Never had this happen. Most decent consoles will also let you set the showfile as read-only, preventing accidental overwrites, which is also great when dealing with a "basic_lighting_when_we_dont_want_to_pay_someone_to_run_theIevent.spf" type file where the "operator" might not know what they're doing.


----------



## snarefire (Dec 12, 2010)

That was a definite fact for today. The clients, wanted to run the show themselves which was fine by me considering it was in hindi, and so was the prompt book. Though i found it funny when they couldnt run the show because i disabled the tap to click button. instead of just pressing the space bar. If i figure out how to write the program as a read only, i will. Thanks for that tip. I wish i had the foresight to create submasters, where as the light designer hadnt, it would have made that 5 minutes much easier.


----------



## cdub260 (Dec 12, 2010)

About ten years ago I had just finished programming a show with, if I remember correctly about 60 cues on our ETC Microvision. When I went to save the show to disk, instead of saving, the console dumped its memory. I lost cues, patch, subs, everything. I reprogrammed the console set-up and the show from memory and my script notes. I somehow managed to get all but three of the cues right, and those three just required a little tweaking. I refused to save to disk on that board again until the show closed. Never had the problem again though.


----------



## snarefire (Dec 13, 2010)

Well Im glad that you managed to get it all back. I set up a basic cue list for them from what i knew of the show, which was very little since the show was in hindi, as was the prompt book. Though from now on, im requesting a prompt book in english a week before the show. Anyone got any tips for working with horizon?


----------



## DuckJordan (Dec 13, 2010)

snarefire said:


> Well Im glad that you managed to get it all back. I set up a basic cue list for them from what i knew of the show, which was very little since the show was in hindi, as was the prompt book. Though from now on, im requesting a prompt book in english a week before the show. Anyone got any tips for working with horizon?


 

Try to find something different... I worked with horizon for 4 years and to make the files read only you have to use windows and make it read only on the show file itself. I also would like to point out that horizon doesn't like anything new in the system. So get a basic system run only windows xp or 98 (it didn't seem to like 2000 very well). and only put horizon on the system.
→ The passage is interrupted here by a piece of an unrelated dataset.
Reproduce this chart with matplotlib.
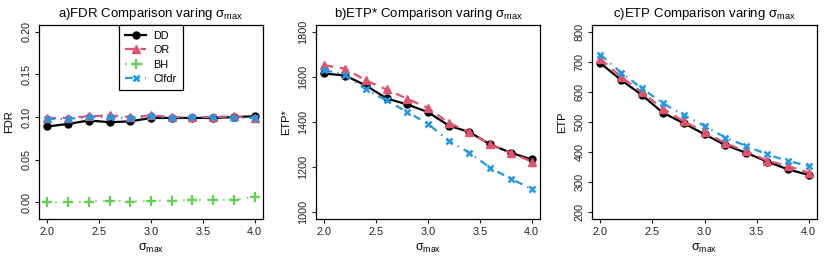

Another thing is you don't have to have a sub-master wing to use sub-masters. There should be a bar on top that has numbers or if they have changed them names and you can run through values by clicking and moving the mouse.

On a good note about horizon, it can be fairly stable as long as you run it without anything else on the system (it is a lighting desk treat it like one, you wouldn't put quake on your GrandMA would you?) Also since it is discontinued parts for it may start becoming cheeper since they are trying to get rid of old stock. 

But remember Horizon is fairly basic when it comes to theater control for anything other than 1-1 dimming and if you plan on getting any fixtures that use DMX signal for anything other than intensity then first upgrade to a decent console.


----------



## coldnorth57 (Dec 13, 2010)

I run a Marquee whith Horizon Softwear and the softwear saves a whole bunches of backup file to disk ever time it dose a save and I have had to go back to the backup files a few times and open up the lastest clean or good file (may have losted a few cues) but not the whole show .


----------



## snarefire (Dec 13, 2010)

Well as far as changing or upgrading the console, i have no choice in the matter. I am only a part time tech. The theater is a small production place, at best it seats 40-45 people. Its owned by a much larger parent company, who own several theaters here in northern Virginia and of them it is the smallest. 

The school i work for has an older encore system 250 i think, that does the job well.

Im running a copy of Horizon on my personal computer, with the dimmer patch currently setup for the smaller theater, so that in case of dire circumstance, i have the program set to run a basic light plot, which with luck i can edit on the fly. 

As to Horizon having software problems, i have yet to have any, and i am running it on windows 7. Though if you have any newer software suggestions i am more then open to them. I am still learning the software and its short cuts, hell still learning why a 1-1 is not a practical setup for dimmers. Thanks for the info so far you guys have been really helpful


----------